■ **Written request**
Gather all lines in the records below that include the word "Give".

■ **Data records**
---*---

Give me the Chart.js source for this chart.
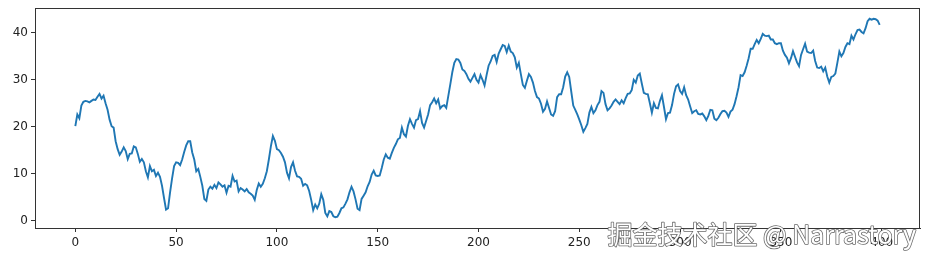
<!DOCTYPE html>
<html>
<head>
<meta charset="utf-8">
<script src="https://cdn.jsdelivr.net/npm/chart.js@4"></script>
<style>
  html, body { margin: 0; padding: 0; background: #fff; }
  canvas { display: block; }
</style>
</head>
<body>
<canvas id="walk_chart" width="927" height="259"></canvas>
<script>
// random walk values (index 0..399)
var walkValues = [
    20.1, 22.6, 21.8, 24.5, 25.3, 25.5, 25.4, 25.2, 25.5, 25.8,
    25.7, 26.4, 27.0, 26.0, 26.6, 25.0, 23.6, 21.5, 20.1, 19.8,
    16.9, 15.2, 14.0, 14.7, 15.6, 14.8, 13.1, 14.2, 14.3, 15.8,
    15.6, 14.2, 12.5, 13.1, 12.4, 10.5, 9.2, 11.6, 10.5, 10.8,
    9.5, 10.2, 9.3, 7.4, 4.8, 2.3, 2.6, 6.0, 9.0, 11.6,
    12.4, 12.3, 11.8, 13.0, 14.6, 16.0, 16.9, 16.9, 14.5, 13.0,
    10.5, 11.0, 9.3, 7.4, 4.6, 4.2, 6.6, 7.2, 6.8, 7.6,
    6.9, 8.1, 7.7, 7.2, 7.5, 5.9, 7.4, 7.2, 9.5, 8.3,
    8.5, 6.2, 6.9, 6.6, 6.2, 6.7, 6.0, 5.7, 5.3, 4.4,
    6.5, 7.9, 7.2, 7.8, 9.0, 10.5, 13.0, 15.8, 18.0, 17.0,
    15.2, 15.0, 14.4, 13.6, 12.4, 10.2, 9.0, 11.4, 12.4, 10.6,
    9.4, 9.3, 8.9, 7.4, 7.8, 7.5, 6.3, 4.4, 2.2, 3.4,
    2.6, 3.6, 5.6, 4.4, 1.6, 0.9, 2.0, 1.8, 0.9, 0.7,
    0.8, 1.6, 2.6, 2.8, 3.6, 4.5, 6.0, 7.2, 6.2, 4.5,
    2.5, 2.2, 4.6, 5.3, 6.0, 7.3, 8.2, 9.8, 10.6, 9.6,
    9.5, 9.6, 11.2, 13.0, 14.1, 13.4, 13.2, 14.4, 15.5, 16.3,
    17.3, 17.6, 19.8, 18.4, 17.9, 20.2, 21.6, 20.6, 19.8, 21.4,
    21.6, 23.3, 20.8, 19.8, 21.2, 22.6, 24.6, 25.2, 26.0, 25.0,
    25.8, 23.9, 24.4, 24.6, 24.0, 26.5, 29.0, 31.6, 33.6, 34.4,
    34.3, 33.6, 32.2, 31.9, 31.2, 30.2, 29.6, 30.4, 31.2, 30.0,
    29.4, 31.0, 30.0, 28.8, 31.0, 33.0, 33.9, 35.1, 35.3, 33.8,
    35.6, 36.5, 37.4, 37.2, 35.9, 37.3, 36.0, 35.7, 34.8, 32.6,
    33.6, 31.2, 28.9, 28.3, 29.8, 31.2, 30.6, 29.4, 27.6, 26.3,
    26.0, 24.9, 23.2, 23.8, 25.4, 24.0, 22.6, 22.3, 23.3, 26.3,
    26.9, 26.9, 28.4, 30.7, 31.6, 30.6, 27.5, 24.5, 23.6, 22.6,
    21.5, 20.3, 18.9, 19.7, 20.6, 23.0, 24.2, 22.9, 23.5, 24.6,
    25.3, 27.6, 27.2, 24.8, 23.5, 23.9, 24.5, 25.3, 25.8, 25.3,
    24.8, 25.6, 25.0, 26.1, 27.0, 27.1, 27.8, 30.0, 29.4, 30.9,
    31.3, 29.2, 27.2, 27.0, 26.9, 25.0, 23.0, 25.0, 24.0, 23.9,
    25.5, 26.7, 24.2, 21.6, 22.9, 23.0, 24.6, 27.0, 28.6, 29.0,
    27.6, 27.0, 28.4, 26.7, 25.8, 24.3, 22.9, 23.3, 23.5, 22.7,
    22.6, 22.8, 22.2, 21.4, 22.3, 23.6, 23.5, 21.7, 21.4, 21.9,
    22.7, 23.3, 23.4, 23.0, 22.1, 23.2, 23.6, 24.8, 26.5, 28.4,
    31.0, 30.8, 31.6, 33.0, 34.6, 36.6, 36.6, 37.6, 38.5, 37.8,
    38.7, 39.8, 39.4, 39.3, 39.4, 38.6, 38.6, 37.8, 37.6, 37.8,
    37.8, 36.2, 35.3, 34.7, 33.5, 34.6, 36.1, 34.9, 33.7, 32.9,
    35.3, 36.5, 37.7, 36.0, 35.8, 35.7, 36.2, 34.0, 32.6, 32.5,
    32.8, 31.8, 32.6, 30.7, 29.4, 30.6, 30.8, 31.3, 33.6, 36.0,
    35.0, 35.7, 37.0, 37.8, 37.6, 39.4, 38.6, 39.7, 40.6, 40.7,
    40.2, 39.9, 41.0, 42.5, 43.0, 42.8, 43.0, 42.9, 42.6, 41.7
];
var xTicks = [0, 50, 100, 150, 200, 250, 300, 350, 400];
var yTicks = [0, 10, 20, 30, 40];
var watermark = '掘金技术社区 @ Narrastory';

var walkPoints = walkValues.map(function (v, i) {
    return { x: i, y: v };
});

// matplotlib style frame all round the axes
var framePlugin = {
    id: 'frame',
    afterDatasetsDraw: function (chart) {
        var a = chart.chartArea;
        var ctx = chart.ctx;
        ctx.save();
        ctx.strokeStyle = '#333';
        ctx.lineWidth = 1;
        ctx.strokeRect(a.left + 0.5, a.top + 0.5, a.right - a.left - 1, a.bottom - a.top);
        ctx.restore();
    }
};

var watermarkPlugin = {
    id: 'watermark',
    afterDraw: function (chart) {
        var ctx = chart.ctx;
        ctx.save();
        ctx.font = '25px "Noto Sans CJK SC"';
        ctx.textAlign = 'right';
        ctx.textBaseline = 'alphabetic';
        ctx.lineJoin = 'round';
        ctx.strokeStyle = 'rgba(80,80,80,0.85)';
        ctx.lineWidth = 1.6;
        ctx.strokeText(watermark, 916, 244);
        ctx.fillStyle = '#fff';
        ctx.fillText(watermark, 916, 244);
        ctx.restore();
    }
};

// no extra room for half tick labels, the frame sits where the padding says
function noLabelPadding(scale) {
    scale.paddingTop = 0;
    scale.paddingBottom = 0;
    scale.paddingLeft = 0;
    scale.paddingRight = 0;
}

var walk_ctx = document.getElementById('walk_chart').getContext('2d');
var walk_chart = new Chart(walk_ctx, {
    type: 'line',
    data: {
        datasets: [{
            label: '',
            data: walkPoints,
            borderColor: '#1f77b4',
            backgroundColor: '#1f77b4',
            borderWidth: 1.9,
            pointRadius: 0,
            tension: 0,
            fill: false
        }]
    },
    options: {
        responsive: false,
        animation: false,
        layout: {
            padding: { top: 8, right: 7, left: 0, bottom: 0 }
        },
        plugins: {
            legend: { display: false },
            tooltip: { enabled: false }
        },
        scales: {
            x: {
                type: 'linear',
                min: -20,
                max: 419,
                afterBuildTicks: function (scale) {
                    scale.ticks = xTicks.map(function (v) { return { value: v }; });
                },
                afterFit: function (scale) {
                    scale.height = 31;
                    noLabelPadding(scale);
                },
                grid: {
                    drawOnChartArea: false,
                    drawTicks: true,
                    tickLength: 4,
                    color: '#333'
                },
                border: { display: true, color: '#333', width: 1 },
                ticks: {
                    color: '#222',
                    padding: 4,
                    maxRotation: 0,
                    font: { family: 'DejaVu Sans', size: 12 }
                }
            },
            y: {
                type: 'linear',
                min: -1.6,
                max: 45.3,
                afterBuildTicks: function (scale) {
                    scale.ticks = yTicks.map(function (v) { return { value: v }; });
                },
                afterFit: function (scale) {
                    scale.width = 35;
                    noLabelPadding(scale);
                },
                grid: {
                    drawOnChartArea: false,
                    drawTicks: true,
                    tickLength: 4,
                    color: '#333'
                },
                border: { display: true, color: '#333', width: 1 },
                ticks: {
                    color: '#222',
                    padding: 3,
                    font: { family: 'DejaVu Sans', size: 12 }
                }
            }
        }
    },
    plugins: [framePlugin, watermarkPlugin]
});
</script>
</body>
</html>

---*---

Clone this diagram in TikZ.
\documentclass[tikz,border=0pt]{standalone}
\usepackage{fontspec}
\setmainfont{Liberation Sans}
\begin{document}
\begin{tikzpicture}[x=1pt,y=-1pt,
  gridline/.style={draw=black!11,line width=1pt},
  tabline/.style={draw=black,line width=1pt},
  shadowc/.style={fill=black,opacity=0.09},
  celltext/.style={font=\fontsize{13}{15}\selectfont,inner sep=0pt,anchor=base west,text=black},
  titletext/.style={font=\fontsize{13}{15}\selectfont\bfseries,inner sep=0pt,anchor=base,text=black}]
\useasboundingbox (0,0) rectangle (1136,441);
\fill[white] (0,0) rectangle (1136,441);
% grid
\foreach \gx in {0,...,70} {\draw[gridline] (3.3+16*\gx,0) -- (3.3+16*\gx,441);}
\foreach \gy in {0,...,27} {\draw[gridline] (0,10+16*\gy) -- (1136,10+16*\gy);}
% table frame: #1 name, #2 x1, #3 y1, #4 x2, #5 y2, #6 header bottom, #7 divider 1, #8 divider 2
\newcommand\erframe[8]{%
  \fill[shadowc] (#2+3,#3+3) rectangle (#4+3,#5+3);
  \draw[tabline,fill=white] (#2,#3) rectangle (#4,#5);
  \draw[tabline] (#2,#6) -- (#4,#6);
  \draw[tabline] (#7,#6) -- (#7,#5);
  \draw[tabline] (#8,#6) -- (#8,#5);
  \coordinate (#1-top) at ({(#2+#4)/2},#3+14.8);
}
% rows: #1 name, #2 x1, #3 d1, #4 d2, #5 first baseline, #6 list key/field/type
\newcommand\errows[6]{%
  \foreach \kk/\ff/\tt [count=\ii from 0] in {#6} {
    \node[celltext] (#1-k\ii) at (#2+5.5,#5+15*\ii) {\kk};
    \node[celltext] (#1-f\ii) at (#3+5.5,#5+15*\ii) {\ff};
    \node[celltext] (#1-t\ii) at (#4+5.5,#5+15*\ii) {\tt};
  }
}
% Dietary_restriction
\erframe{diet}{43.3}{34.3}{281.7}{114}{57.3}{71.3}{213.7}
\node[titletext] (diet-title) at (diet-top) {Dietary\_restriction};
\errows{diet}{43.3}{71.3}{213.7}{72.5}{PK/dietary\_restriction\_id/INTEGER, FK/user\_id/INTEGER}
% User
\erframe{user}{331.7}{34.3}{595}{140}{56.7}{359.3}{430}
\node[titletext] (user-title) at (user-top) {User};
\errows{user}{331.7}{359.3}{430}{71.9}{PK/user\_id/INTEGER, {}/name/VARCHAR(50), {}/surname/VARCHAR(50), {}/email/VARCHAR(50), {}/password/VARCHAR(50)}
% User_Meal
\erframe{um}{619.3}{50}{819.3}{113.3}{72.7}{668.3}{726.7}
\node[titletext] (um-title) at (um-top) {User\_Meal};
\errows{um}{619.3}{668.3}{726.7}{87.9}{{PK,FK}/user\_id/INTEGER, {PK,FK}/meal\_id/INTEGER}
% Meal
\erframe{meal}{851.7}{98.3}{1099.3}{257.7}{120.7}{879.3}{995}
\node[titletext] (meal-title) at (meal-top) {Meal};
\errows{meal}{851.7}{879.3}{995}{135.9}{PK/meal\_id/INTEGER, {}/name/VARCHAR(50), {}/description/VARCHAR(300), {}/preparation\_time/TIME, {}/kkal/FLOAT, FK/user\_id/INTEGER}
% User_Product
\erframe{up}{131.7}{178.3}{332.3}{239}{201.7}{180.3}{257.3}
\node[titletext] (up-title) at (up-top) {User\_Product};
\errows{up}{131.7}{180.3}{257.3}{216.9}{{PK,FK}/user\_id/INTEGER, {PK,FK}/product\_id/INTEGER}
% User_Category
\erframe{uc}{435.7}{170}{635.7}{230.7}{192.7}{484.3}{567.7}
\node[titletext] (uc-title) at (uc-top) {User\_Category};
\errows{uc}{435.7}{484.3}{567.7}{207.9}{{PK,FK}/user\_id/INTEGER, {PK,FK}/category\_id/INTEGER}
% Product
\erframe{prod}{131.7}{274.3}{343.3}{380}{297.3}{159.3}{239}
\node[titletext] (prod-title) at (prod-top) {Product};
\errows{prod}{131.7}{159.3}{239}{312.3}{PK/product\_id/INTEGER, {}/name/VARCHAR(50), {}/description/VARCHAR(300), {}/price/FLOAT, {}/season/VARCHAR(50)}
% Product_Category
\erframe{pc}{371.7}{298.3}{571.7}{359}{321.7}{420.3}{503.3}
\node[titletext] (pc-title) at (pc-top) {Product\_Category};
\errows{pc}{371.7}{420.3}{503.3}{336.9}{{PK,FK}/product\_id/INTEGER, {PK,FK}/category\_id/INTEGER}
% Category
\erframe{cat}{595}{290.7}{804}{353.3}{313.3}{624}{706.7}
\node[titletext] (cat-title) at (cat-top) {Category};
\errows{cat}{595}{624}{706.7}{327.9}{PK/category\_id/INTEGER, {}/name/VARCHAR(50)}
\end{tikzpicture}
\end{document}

---*---

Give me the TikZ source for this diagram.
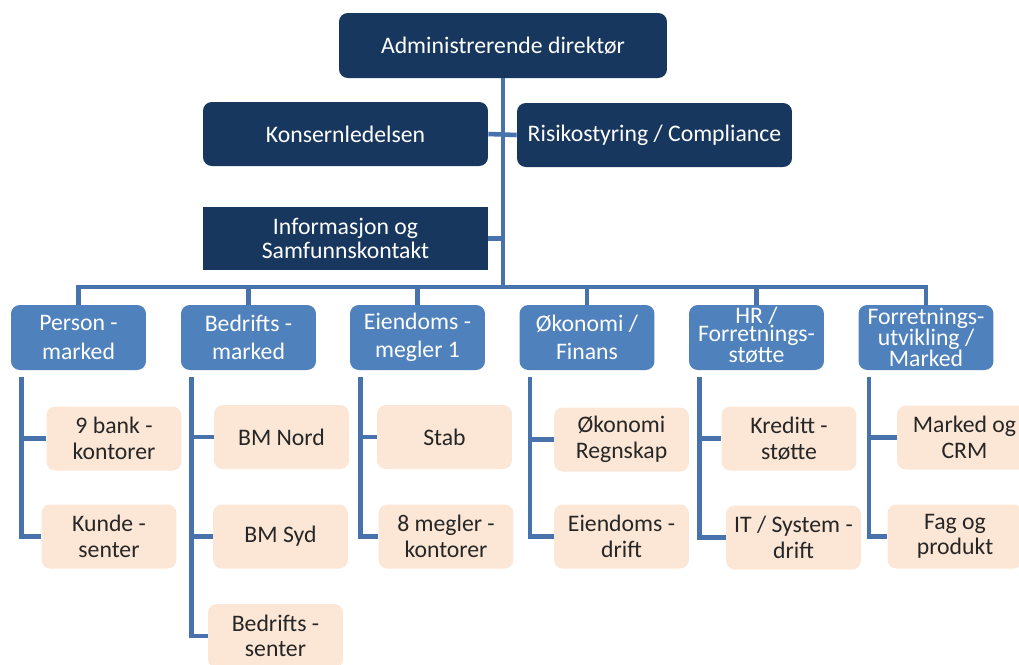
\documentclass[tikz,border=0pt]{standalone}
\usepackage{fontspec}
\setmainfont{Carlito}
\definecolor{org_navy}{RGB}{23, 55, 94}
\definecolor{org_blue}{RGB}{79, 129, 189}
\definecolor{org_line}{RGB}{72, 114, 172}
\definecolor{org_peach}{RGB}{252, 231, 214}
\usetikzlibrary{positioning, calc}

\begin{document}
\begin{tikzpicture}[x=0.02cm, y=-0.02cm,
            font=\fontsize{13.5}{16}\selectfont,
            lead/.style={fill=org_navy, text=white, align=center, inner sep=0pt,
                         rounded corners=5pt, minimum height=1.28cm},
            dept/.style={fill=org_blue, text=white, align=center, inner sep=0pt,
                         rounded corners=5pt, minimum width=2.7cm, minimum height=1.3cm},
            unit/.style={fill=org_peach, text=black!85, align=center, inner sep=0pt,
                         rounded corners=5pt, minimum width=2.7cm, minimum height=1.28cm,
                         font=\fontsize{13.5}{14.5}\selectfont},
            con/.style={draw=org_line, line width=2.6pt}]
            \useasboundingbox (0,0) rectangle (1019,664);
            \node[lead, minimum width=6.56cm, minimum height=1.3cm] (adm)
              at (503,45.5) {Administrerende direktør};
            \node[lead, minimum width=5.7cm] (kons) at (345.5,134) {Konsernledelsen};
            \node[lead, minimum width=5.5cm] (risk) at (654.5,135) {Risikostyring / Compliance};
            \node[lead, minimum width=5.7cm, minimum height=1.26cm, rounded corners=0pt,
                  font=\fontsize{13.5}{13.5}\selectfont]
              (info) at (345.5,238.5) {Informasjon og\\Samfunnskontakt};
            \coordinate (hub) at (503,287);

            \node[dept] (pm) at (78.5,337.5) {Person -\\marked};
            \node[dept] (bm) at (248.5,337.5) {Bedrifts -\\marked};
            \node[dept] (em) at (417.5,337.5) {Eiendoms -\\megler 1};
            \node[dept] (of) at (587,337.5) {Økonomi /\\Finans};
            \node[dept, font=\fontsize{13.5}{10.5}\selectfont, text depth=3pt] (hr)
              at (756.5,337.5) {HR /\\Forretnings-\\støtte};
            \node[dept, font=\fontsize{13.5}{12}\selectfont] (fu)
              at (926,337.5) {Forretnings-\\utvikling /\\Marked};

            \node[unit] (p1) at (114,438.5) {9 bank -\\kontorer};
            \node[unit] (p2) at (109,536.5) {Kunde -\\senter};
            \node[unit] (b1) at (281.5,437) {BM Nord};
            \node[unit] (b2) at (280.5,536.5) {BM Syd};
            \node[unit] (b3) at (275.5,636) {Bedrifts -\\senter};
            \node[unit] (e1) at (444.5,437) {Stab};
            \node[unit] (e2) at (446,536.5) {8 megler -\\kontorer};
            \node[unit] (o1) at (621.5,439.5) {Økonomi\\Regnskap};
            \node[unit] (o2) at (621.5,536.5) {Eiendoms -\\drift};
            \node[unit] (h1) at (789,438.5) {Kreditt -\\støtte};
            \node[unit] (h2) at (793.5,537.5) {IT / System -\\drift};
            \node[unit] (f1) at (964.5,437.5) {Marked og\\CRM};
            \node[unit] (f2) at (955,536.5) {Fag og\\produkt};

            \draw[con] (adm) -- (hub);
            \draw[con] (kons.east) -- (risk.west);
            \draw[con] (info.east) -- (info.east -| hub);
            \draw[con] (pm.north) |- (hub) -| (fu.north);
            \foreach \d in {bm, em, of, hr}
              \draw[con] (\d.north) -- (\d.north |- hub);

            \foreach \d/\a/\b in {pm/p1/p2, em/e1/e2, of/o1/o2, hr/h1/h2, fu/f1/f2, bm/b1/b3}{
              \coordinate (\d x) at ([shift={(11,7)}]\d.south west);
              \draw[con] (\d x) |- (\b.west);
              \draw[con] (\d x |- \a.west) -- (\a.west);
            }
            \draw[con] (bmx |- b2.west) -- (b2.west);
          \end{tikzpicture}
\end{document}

---*---

■ **Reply to the task**
Give me the Chart.js source for this chart.
Give me the TikZ source for this diagram.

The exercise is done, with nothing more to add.